Sobran, desde luego, los comentarios a un texto de suyo tan claro y enjundioso, que incluye aun las precisas referencias a los lugares neotestamentarios que avalan sus afirmaciones. En el mismo se destaca el equilibrio entre el reconocimiento de las diferencias específicas de cada estado de vida (tema en el que abunda más adelante el documento citado) y el idéntico llamado a la santidad, sin restricciones, que afecta a cada uno de ellos a su modo. A este respecto, la clave de bóveda para comprender esta identidad está constituida por “la voluntad de Dios”, como dice el Apóstol; “la voluntad del Padre”, como señala después el texto, designándose en todo caso la misma realidad, a saber, que es el mismo Dios quien señala a cada uno su lugar en el Cuerpo Místico y le otorga los medios para alcanzar allí la perfección de la caridad.

Ahora bien, la consecución de la santidad, vale decir, de esta perfección de la caridad, que se identifica a su vez con la plena obediencia a la voluntad del Padre, no es precisamente algo que se halle al término de un camino lineal y sin obstáculos, un resultado automático que se siga de un concertado programa de prácticas de vida cristiana más o menos regulares. Por el contrario, imposible es siquiera concebir la idea de santidad sin una referencia a la conversión; metánoia, en griego, término que refleja su verdadera esencia, cual es la de constituir un "cambio de mente", esto es, una modificación de paradigma, una auténtica revolución interior. 

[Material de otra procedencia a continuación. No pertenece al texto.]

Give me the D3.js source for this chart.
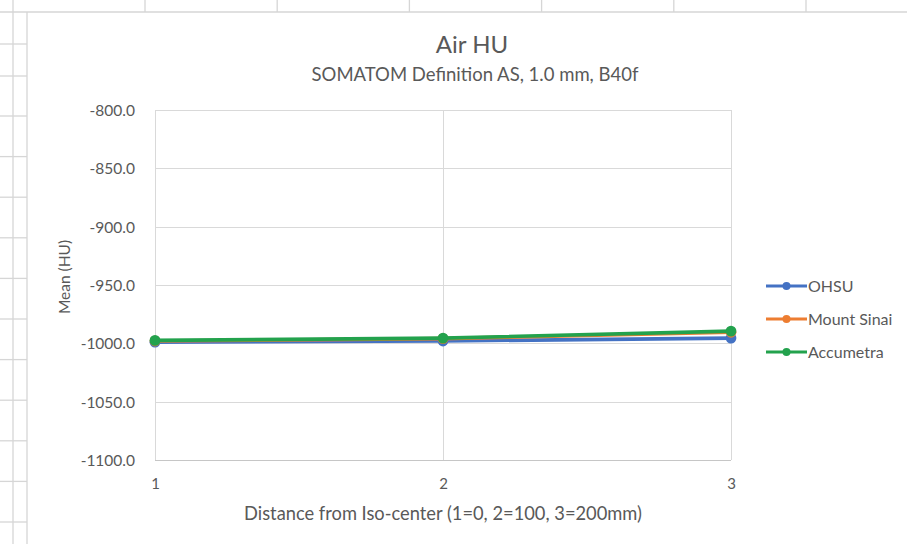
<!DOCTYPE html>
<html>
<head>
<meta charset="utf-8">
<script src="https://cdn.jsdelivr.net/npm/d3@7"></script>
<style>
  html, body { margin: 0; padding: 0; background: #fff; }
  svg { display: block; }
  text { font-family: "Lato", "Open Sans", sans-serif; fill: #595959; }
</style>
</head>
<body>
<svg id="chart" width="907" height="544"></svg>
<script>
// Series data
const positions = [1, 2, 3];
const seriesNames = ["OHSU", "Mount Sinai", "Accumetra"];
const ohsu = [-999.0, -998.0, -995.5];
const mountSinai = [-998.0, -996.0, -990.5];
const accumetra = [-997.5, -995.5, -989.5];
const yTicks = [-800, -850, -900, -950, -1000, -1050, -1100];
const xTicks = [1, 2, 3];

const colors = ["#4472C4", "#ED7D31", "#23A24D"];
const seriesValues = [ohsu, mountSinai, accumetra];

const svg = d3.select("#chart");
const W = 907, H = 544;

// Worksheet cell grid behind the chart object
const sheet = svg.append("g").attr("stroke", "#d6d6d6").attr("stroke-width", 1.3);
const chartLeft = 27, chartTop = 12;
const colLines = d3.range(0, 6).map(i => 145 + i * 132.2);
colLines.forEach(x => sheet.append("line").attr("x1", x).attr("x2", x).attr("y1", 0).attr("y2", chartTop));
sheet.append("line").attr("x1", 13).attr("x2", 13).attr("y1", 0).attr("y2", H);
sheet.append("line").attr("x1", 0).attr("x2", W).attr("y1", chartTop).attr("y2", chartTop);
const rowLines = [44, 76].concat(d3.range(0, 11).map(i => 116 + i * 40.6));
rowLines.forEach(y => sheet.append("line").attr("x1", 0).attr("x2", chartLeft).attr("y1", y).attr("y2", y));
sheet.append("line").attr("x1", chartLeft).attr("x2", chartLeft).attr("y1", chartTop).attr("y2", H);

// Plot area
const plot = { left: 155, right: 731, top: 110, bottom: 460 };
const x = d3.scaleLinear().domain([1, 3]).range([plot.left, plot.right]);
const y = d3.scaleLinear().domain([-1100, -800]).range([plot.bottom, plot.top]);

// Gridlines
const grid = svg.append("g").attr("stroke", "#d9d9d9").attr("stroke-width", 1);
yTicks.forEach(t => grid.append("line")
  .attr("x1", plot.left).attr("x2", plot.right)
  .attr("y1", Math.round(y(t)) + 0.5).attr("y2", Math.round(y(t)) + 0.5));
xTicks.forEach(t => grid.append("line")
  .attr("x1", Math.round(x(t)) + 0.5).attr("x2", Math.round(x(t)) + 0.5)
  .attr("y1", plot.top).attr("y2", plot.bottom));
// bottom axis line
svg.append("line").attr("stroke", "#c6c6c6").attr("stroke-width", 1.2)
  .attr("x1", plot.left).attr("x2", plot.right)
  .attr("y1", Math.round(y(-1100)) + 0.5).attr("y2", Math.round(y(-1100)) + 0.5);

// Axes (labels only; lines drawn as gridlines)
const fmt = d => d3.format(".1f")(d).replace("\u2212", "-");
const yAxis = svg.append("g")
  .attr("transform", `translate(${plot.left - 17},0)`)
  .call(d3.axisLeft(y).tickValues(yTicks).tickSize(0).tickFormat(fmt));
yAxis.select(".domain").remove();
yAxis.selectAll("text").attr("font-size", 15.5).attr("font-family", "Lato").attr("fill", "#595959").attr("dy", "0.35em");

const xAxis = svg.append("g")
  .attr("transform", `translate(0,${plot.bottom + 15})`)
  .call(d3.axisBottom(x).tickValues(xTicks).tickSize(0).tickFormat(d3.format("d")));
xAxis.select(".domain").remove();
xAxis.selectAll("text").attr("font-size", 15).attr("font-family", "Lato").attr("fill", "#595959");

// Titles
svg.append("text").attr("x", 472).attr("y", 53).attr("text-anchor", "middle")
  .attr("font-size", 24).text("Air HU");
svg.append("text").attr("x", 475).attr("y", 81).attr("text-anchor", "middle")
  .attr("font-size", 18.5).text("SOMATOM Definition AS, 1.0 mm, B40f");
svg.append("text").attr("x", 443).attr("y", 520).attr("text-anchor", "middle")
  .attr("font-size", 18.3).text("Distance from Iso-center (1=0, 2=100, 3=200mm)");
svg.append("text").attr("transform", "translate(70,277) rotate(-90)").attr("text-anchor", "middle")
  .attr("font-size", 15.5).text("Mean (HU)");

// Series lines and markers
const line = d3.line().x((d, i) => x(positions[i])).y(d => y(d));
seriesValues.forEach((vals, s) => {
  const g = svg.append("g");
  g.append("path").datum(vals).attr("d", line)
    .attr("fill", "none").attr("stroke", colors[s]).attr("stroke-width", 3.6)
    .attr("stroke-linejoin", "round").attr("stroke-linecap", "round");
  g.selectAll("circle").data(vals).join("circle")
    .attr("cx", (d, i) => x(positions[i])).attr("cy", d => y(d))
    .attr("r", 5.4).attr("fill", colors[s]);
});

// Legend
const legend = svg.append("g");
const legendY = [286, 319, 352];
seriesNames.forEach((name, i) => {
  const g = legend.append("g").attr("transform", `translate(766,${legendY[i]})`);
  g.append("line").attr("x1", 0).attr("x2", 41).attr("y1", 0).attr("y2", 0)
    .attr("stroke", colors[i]).attr("stroke-width", 3);
  g.append("circle").attr("cx", 20.5).attr("cy", 0).attr("r", 4).attr("fill", colors[i]);
  g.append("text").attr("x", 42).attr("y", 0).attr("dy", "0.35em")
    .attr("font-size", 16).text(name);
});
</script>
</body>
</html>
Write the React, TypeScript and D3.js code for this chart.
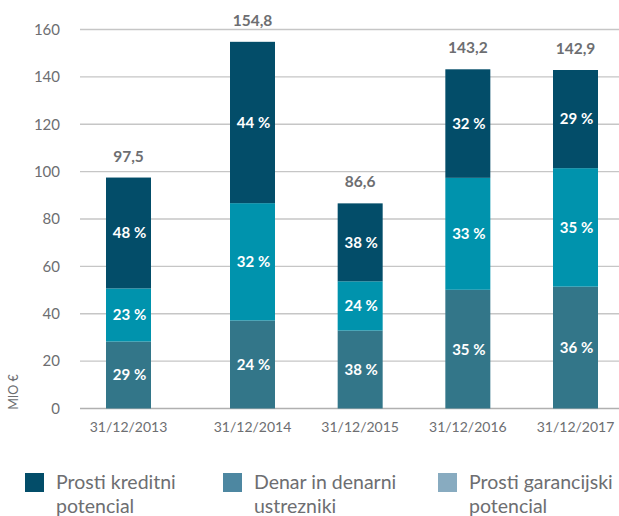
import React from "react";
import * as d3 from "d3";

const categories = ["31/12/2013", "31/12/2014", "31/12/2015", "31/12/2016", "31/12/2017"];
const totals = [97.5, 154.8, 86.6, 143.2, 142.9];
const totalLabels = ["97,5", "154,8", "86,6", "143,2", "142,9"];
// percentage shares, bottom to top
const pctDenar = [29, 24, 38, 35, 36];
const pctGarancijski = [23, 32, 24, 33, 35];
const pctKreditni = [48, 44, 38, 32, 29];
const yTicks = [0, 20, 40, 60, 80, 100, 120, 140, 160];
const legendLabels = [
  ["Prosti kreditni", "potencial"],
  ["Denar in denarni", "ustrezniki"],
  ["Prosti garancijski", "potencial"],
];

const W = 619;
const H = 516;
const FONT = "Lato, 'DejaVu Sans', sans-serif";
const barColors = ["#337689", "#0093ad", "#034d69"];
const legendColors = ["#034d69", "#4d87a1", "#88abc0"];

export default function App() {
  const y = d3.scaleLinear().domain([0, 160]).range([408.5, 29.5]);
  const x = d3.scaleLinear().domain([0, 1, 4]).range([128.5, 252.5, 575.5]);
  const bw = 45;

  const rows = categories.map((c, i) => ({
    cat: c,
    total: totals[i],
    s0: (totals[i] * pctDenar[i]) / 100,
    s1: (totals[i] * pctGarancijski[i]) / 100,
    s2: (totals[i] * pctKreditni[i]) / 100,
  }));
  const stack = d3.stack<any>().keys(["s0", "s1", "s2"])(rows);
  const pcts = [pctDenar, pctGarancijski, pctKreditni];

  return (
    <svg width={W} height={H} style={{ position: "absolute", left: 0, top: 0 }} fontFamily={FONT}>
      <rect width={W} height={H} fill="#fff" />
      {yTicks.map((t) => (
        <g key={t}>
          <line x1={80} x2={619} y1={y(t)} y2={y(t)} stroke={t === 0 ? "#b0b0b0" : "#c6c6c6"} strokeWidth={1.4} />
          <text x={60} y={y(t)} dy="0.35em" textAnchor="end" fontSize={15} fill="#6d6e71">
            {t}
          </text>
        </g>
      ))}
      <text
        transform={`translate(18,392) rotate(-90)`}
        textAnchor="middle"
        fontSize={12.5}
        fill="#6d6e71"
      >
        MIO €
      </text>
      {stack.map((layer, k) =>
        layer.map((d, i) => {
          const y0 = y(d[0]);
          const y1 = y(d[1]);
          return (
            <g key={`${k}-${i}`}>
              <rect x={x(i) - bw / 2} y={y1} width={bw} height={y0 - y1} fill={barColors[k]} />
              <text
                x={x(i) + 1}
                y={(y0 + y1) / 2}
                dy="0.36em"
                textAnchor="middle"
                fontSize={15}
                fontWeight={700}
                fill="#fff"
              >
                {pcts[k][i]} %
              </text>
            </g>
          );
        })
      )}
      {rows.map((r, i) => (
        <text
          key={r.cat}
          x={x(i)}
          y={y(r.total) - 16}
          textAnchor="middle"
          fontSize={15.5}
          fontWeight={700}
          fill="#6d6e71"
        >
          {totalLabels[i]}
        </text>
      ))}
      {categories.map((c, i) => (
        <text key={c} x={x(i)} y={432} textAnchor="middle" fontSize={14} fill="#6d6e71">
          {c}
        </text>
      ))}
      {legendLabels.map((lab, i) => {
        const lx = [25, 223, 438][i];
        return (
          <g key={i}>
            <rect x={lx} y={473} width={19} height={19} fill={legendColors[i]} />
            <text x={lx + 31} y={489} fontSize={19.5} fill="#6d6e71">
              <tspan x={lx + 31}>{lab[0]}</tspan>
              <tspan x={lx + 31} dy={24}>
                {lab[1]}
              </tspan>
            </text>
          </g>
        );
      })}
    </svg>
  );
}
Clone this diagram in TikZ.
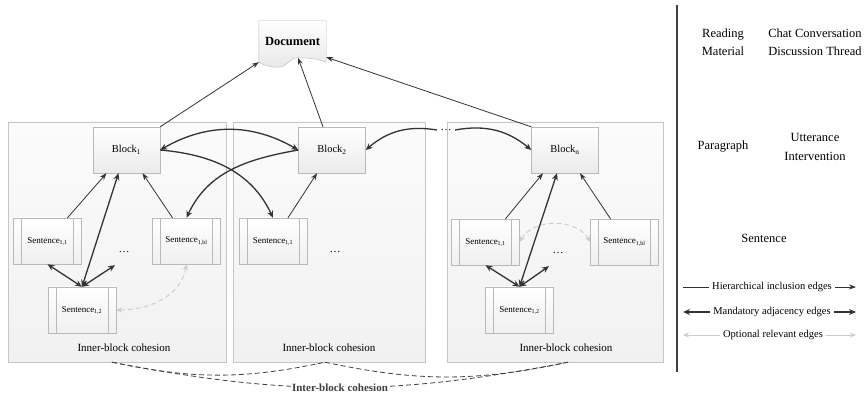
\documentclass[tikz,border=0pt]{standalone}
\usepackage{fontspec}
\setmainfont{Liberation Serif}
\usetikzlibrary{arrows.meta,positioning,backgrounds}

\tikzset{
    panel/.style={draw=gray!45, top color=gray!3, bottom color=gray!11, minimum width=#1, minimum height=240pt, inner sep=0pt},
    blockbox/.style={draw=gray!55, top color=white, bottom color=gray!16, minimum width=67pt, minimum height=46pt, font=\fontsize{10.5}{12}\selectfont},
    sentbox/.style={draw=gray!55, top color=white, bottom color=gray!12, minimum width=68pt, minimum height=46pt, font=\fontsize{9}{10}\selectfont,
        path picture={
            \draw[gray!55] ([xshift=8pt]path picture bounding box.north west) -- ([xshift=8pt]path picture bounding box.south west);
            \draw[gray!55] ([xshift=-8pt]path picture bounding box.north east) -- ([xshift=-8pt]path picture bounding box.south east);}},
    hier/.style={-{Stealth[length=7pt,width=5pt]}, line width=0.8pt, black!80},
    mand/.style={{Stealth[length=7pt,width=6pt]}-{Stealth[length=7pt,width=6pt]}, line width=1.3pt, black!80},
    mandone/.style={mand, -{Stealth[length=7pt,width=6pt]}},
    optone/.style={-{Stealth[length=6pt,width=5pt]}, line width=0.9pt, gray!40},
    opt/.style={optone, {Stealth[length=6pt,width=5pt]}-{Stealth[length=6pt,width=5pt]}, dash pattern=on 5pt off 3pt},
    inter/.style={black!75, line width=0.8pt, dash pattern=on 5pt off 3pt},
    side/.style={align=center, font=\fontsize{12.5}{18.5}\selectfont},
    legend/.style={font=\fontsize{10.5}{12}\selectfont}
}

\begin{document}
\begin{tikzpicture}[x=1pt,y=1pt]
    \useasboundingbox (0,0) rectangle (867,396);

    % the three block panels
    \node[panel=218pt] (p1) at (117,154) {};
    \node[panel=192pt] (p2) at (329,154) {};
    \node[panel=216pt] (p3) at (555,154) {};
    \node[font=\fontsize{11}{13}\selectfont] (lab1) at (124,48) {Inner-block cohesion};
    \node[font=\fontsize{11}{13}\selectfont] (lab2) at (329,48) {Inner-block cohesion};
    \node[font=\fontsize{11}{13}\selectfont] (lab3) at (566,48) {Inner-block cohesion};

    % document (wavy bottom)
    \node[minimum width=67pt, minimum height=41pt, font=\fontsize{12.5}{14}\selectfont] (doc) at (292.5,354.5) {\textbf{Document}};
    \coordinate (docdip) at ([xshift=-14pt,yshift=-5pt]doc.south);
    \coordinate (dochump) at ([xshift=5.5pt,yshift=4.5pt]doc.south);
    \begin{scope}[on background layer]
        \draw[gray!55, top color=white, bottom color=gray!18]
            (doc.south west) .. controls +(8,-4) and +(-9,0) .. (docdip)
            .. controls +(9,0) and +(-9,0) .. (dochump)
            .. controls +(9,0) and +(-6,3) .. (doc.south east)
            -- (doc.north east) -- (doc.north west) -- cycle;
    \end{scope}

    % blocks
    \node[blockbox] (b1) at (126.5,246) {Block\textsubscript{1}};
    \node[blockbox] (b2) at (332,246) {Block\textsubscript{2}};
    \node[blockbox] (bn) at (565,246) {Block\textsubscript{n}};
    \node[font=\fontsize{11}{13}\selectfont] (dd) at (446,266) {\dots};

    % sentences
    \node[sentbox] (s11) at (47.5,155) {Sentence\textsubscript{1,1}};
    \node[sentbox] (s1bl) at (186.5,155) {Sentence\textsubscript{1,bl}};
    \node[sentbox] (s12) at (82,86) {Sentence\textsubscript{1,2}};
    \node[font=\fontsize{11}{13}\selectfont] (d1) at (124,144) {\dots};
    \node[sentbox] (s21) at (273,155) {Sentence\textsubscript{1,1}};
    \node[font=\fontsize{11}{13}\selectfont] (d2) at (335,144) {\dots};
    \node[sentbox] (sn1) at (485.5,154) {Sentence\textsubscript{1,1}};
    \node[sentbox] (snbl) at (624.5,154) {Sentence\textsubscript{1,bl}};
    \node[sentbox] (sn2) at (519.5,86) {Sentence\textsubscript{1,2}};
    \node[font=\fontsize{11}{13}\selectfont] (d3) at (558,143) {\dots};

    % hierarchical inclusion edges
    \draw[hier] ([xshift=20pt]s11.north) -- ([xshift=-20pt]b1.south);
    \draw[hier] ([xshift=-14pt]s1bl.north) -- ([xshift=16pt]b1.south);
    \draw[hier] ([xshift=15pt]s21.north) -- ([xshift=-15pt]b2.south);
    \draw[hier] ([xshift=20pt]sn1.north) -- ([xshift=-22pt]bn.south);
    \draw[hier] ([xshift=-14pt]snbl.north) -- ([xshift=15pt]bn.south);
    \draw[hier] (b1.north east) -- (doc.south west);
    \draw[hier] ([xshift=-9pt]b2.north) -- (dochump);
    \draw[hier] (bn.north west) -- ([yshift=5pt]doc.south east);

    % mandatory adjacency edges
    \draw[mand] (s12.north) -- ([xshift=-8pt]b1.south);
    \draw[mand] (s12.north) -- (s11.south);
    \draw[mand] (s12.north) -- ([yshift=-9pt]d1.south west);
    \draw[mand] (sn2.north) -- ([xshift=-8pt]bn.south);
    \draw[mand] (sn2.north) -- (sn1.south);
    \draw[mand] (sn2.north) -- ([yshift=-9pt]d3.south west);
    \draw[mand] (b1.east) to[bend left=30] (b2.west);
    \draw[mandone] (b1.east) to[out=-5,in=115] (s21.north);
    \draw[mandone] (b2.west) to[out=190,in=65] (s1bl.north);
    \draw[mandone] (dd.west) to[bend right=25] (b2.east);
    \draw[mandone] (dd.east) to[bend left=25] (bn.west);

    % optional relevant edges
    \draw[opt] (s12.east) to[out=0,in=-100] (s1bl.south);
    \draw[opt] (sn1.east) to[out=60,in=120] (snbl.west);

    % inter-block cohesion
    \coordinate (c1) at ([xshift=-5pt]p1.south);
    \coordinate (c2) at ([xshift=-4pt]p2.south);
    \coordinate (c3) at ([xshift=13pt]p3.south);
    \draw[inter] (c1) to[bend right=12] (c2);
    \draw[inter] (c2) to[bend right=12] (c3);
    \draw[inter] (c1) to[bend right=11] node[midway, fill=white, inner sep=1pt, font=\fontsize{11}{13}\selectfont\bfseries] (ib) {Inter-block cohesion} (c3);

    % right column
    \coordinate (sepT) at (677,391);
    \coordinate (sepB) at (677,24);
    \draw[line width=2pt, black!75] (sepT) -- (sepB);
    \node[side] (read) at (723,354) {Reading\\Material};
    \node[side] (chat) at (815,354) {Chat Conversation\\Discussion Thread};
    \node[side] (para) at (723,249) {Paragraph};
    \node[side] (utt) at (815,249) {Utterance\\Intervention};
    \node[side] (sent) at (764,158) {Sentence};

    % legend
    \node[legend] (hie) at (772,109) {Hierarchical inclusion edges};
    \node[legend] (man) at (772,84) {Mandatory adjacency edges};
    \node[legend] (opl) at (773,61) {Optional relevant edges};
    \coordinate (hieA) at (683,109);
    \coordinate (hieB) at (856,109);
    \coordinate (manA) at (683,84);
    \coordinate (manB) at (856,84);
    \coordinate (oplA) at (683,61);
    \coordinate (oplB) at (856,61);
    \draw[black!80, line width=0.8pt] (hie.west) -- (hieA);
    \draw[hier] (hie.east) -- (hieB);
    \draw[mandone] (man.west) -- (manA);
    \draw[mandone] (man.east) -- (manB);
    \draw[optone] (opl.west) -- (oplA);
    \draw[optone] (opl.east) -- (oplB);
\end{tikzpicture}
\end{document}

Las dificultades que ello supone, y que son consecuencia del pecado, nos son de sobra conocidas. Con todo, quizá el ejemplo de un ilustre escritor católico del siglo XX, Gilbert K. Chesterton, pueda ayudarnos a comprender de manera concreta en qué consiste la genuina actitud del cristiano a este respecto...

Se cuenta, en efecto, que fue requerida en su momento la colaboración de nuestro genial autor, quien conocía ya por experiencia la realidad de la conversión (se convirtió al catolicismo en 1922), a fin de componer una obra que diera respuesta a la siguiente pregunta: "¿Qué es lo que anda mal en el mundo?". La respuesta de Chesterton a la invitación, tan extraña a su proverbial fecundidad de discurso cuanto profundamente verdadera, no se hizo esperar: "I am" ("Yo soy").

Quizá a pocos fuera de Chesterton se les hubiera ocurrido una salida semejante, es verdad. Sin embargo, no es menos cierto que en ella se refleja la actitud a la que todo cristiano está llamado, a saber, la de la humilde conversión, único camino para llegar a la santidad.